### Problem details
Repeat exactly, and only, the lines from the one that contains "Emit a web page" to the one that contains "const outGenero = [[], []];", both ends included. Omit every picture.

### Records supplied
○ ○ ○

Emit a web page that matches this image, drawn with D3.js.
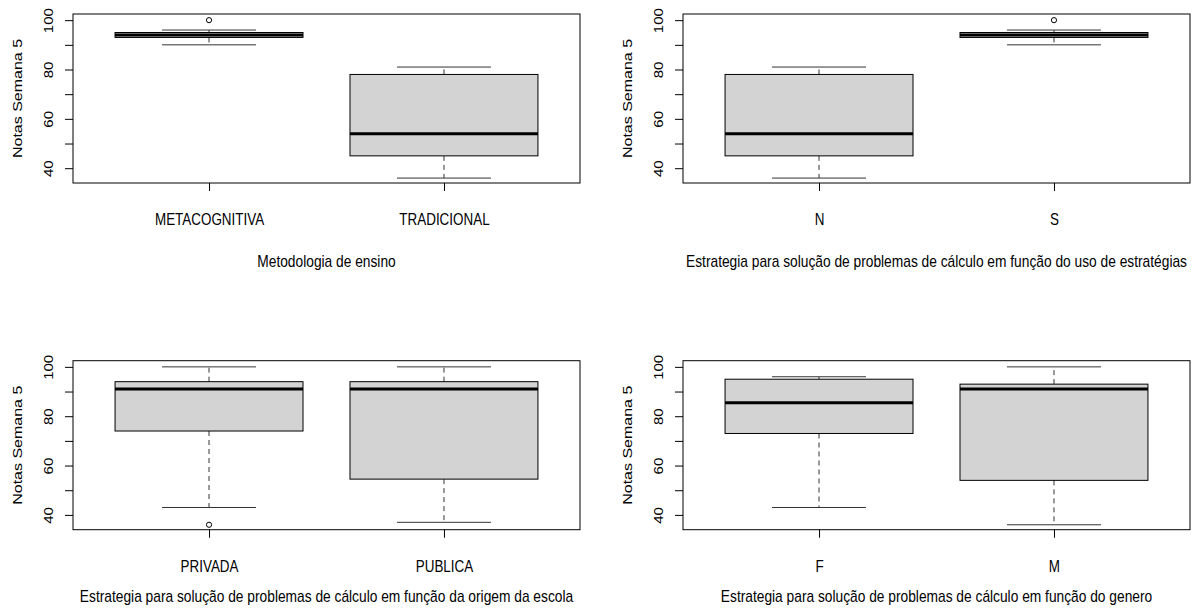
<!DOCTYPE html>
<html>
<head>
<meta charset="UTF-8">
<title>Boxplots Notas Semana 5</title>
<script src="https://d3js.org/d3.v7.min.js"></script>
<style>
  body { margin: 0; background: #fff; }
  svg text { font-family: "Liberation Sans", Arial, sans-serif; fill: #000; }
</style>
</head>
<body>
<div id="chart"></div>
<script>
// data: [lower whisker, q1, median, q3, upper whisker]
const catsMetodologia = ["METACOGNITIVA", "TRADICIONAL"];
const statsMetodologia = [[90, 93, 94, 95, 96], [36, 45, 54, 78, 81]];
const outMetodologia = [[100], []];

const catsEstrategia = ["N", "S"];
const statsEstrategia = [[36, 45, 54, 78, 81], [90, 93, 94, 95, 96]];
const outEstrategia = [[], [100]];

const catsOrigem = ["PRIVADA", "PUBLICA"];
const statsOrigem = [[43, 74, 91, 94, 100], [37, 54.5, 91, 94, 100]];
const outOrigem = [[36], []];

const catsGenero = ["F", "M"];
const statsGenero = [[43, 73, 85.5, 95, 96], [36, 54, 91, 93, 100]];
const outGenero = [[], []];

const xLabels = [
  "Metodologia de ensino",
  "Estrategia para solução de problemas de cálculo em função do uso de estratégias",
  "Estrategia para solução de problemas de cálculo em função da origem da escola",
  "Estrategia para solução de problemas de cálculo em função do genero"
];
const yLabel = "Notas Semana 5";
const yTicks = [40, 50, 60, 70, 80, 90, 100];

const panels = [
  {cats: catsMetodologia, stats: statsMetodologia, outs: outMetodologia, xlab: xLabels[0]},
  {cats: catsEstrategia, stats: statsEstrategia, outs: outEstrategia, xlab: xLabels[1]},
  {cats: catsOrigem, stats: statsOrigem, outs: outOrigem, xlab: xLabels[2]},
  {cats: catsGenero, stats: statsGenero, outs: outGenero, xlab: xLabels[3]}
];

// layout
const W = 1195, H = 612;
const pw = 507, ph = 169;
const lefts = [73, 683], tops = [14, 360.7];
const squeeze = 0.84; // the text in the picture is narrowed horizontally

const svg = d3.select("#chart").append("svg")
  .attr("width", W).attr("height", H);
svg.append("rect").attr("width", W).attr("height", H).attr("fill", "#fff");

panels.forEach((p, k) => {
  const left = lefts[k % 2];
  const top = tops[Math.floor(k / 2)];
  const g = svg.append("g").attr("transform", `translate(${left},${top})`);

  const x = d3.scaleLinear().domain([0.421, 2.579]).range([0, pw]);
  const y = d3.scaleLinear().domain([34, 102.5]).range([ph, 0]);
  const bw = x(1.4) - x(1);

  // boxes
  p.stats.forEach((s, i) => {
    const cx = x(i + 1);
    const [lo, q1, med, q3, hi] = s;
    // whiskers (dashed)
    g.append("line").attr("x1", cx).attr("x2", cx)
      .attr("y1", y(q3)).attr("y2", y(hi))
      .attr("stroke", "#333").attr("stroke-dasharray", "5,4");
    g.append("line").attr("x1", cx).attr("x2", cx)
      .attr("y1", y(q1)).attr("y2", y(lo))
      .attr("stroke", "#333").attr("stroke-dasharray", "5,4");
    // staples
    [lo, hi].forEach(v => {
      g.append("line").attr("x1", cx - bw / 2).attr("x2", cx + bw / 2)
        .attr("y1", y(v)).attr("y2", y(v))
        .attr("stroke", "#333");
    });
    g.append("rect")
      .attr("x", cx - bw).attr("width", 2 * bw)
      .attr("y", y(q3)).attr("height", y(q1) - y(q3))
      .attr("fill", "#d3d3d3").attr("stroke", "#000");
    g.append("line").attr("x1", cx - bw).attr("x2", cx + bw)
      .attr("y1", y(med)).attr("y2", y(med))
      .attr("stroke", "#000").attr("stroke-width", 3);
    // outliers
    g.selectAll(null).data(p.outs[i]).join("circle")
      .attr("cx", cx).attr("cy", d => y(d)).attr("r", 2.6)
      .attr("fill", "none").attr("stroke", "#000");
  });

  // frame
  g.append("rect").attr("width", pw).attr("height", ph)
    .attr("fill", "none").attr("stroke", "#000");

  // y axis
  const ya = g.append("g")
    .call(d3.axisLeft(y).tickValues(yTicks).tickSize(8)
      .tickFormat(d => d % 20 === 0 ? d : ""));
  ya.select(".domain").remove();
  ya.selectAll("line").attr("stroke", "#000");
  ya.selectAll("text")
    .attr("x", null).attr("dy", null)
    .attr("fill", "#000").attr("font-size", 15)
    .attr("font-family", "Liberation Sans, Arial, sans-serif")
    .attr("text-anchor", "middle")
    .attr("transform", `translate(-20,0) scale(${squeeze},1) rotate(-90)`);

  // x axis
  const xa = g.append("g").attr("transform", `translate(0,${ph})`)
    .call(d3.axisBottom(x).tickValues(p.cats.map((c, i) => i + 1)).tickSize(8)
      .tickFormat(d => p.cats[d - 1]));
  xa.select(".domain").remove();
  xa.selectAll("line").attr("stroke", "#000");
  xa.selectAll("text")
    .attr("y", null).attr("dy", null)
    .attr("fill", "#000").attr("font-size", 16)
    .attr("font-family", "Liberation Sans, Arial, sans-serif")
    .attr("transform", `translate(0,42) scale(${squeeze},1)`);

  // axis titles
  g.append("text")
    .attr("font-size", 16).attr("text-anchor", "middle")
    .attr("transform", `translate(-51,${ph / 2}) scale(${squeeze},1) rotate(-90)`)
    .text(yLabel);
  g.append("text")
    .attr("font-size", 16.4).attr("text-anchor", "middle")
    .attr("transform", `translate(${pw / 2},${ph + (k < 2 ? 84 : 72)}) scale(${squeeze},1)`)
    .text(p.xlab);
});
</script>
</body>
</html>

○ ○ ○

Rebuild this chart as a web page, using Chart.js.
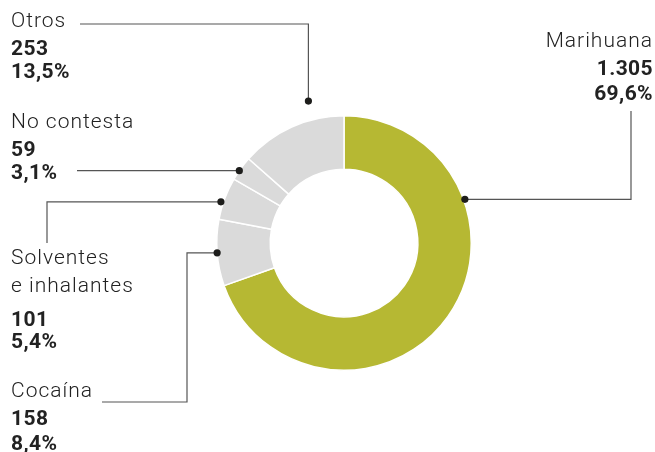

○ ○ ○

### Task response
Emit a web page that matches this image, drawn with D3.js.
<!DOCTYPE html>
<html>
<head>
<meta charset="UTF-8">
<title>Boxplots Notas Semana 5</title>
<script src="https://d3js.org/d3.v7.min.js"></script>
<style>
  body { margin: 0; background: #fff; }
  svg text { font-family: "Liberation Sans", Arial, sans-serif; fill: #000; }
</style>
</head>
<body>
<div id="chart"></div>
<script>
// data: [lower whisker, q1, median, q3, upper whisker]
const catsMetodologia = ["METACOGNITIVA", "TRADICIONAL"];
const statsMetodologia = [[90, 93, 94, 95, 96], [36, 45, 54, 78, 81]];
const outMetodologia = [[100], []];

const catsEstrategia = ["N", "S"];
const statsEstrategia = [[36, 45, 54, 78, 81], [90, 93, 94, 95, 96]];
const outEstrategia = [[], [100]];

const catsOrigem = ["PRIVADA", "PUBLICA"];
const statsOrigem = [[43, 74, 91, 94, 100], [37, 54.5, 91, 94, 100]];
const outOrigem = [[36], []];

const catsGenero = ["F", "M"];
const statsGenero = [[43, 73, 85.5, 95, 96], [36, 54, 91, 93, 100]];
const outGenero = [[], []];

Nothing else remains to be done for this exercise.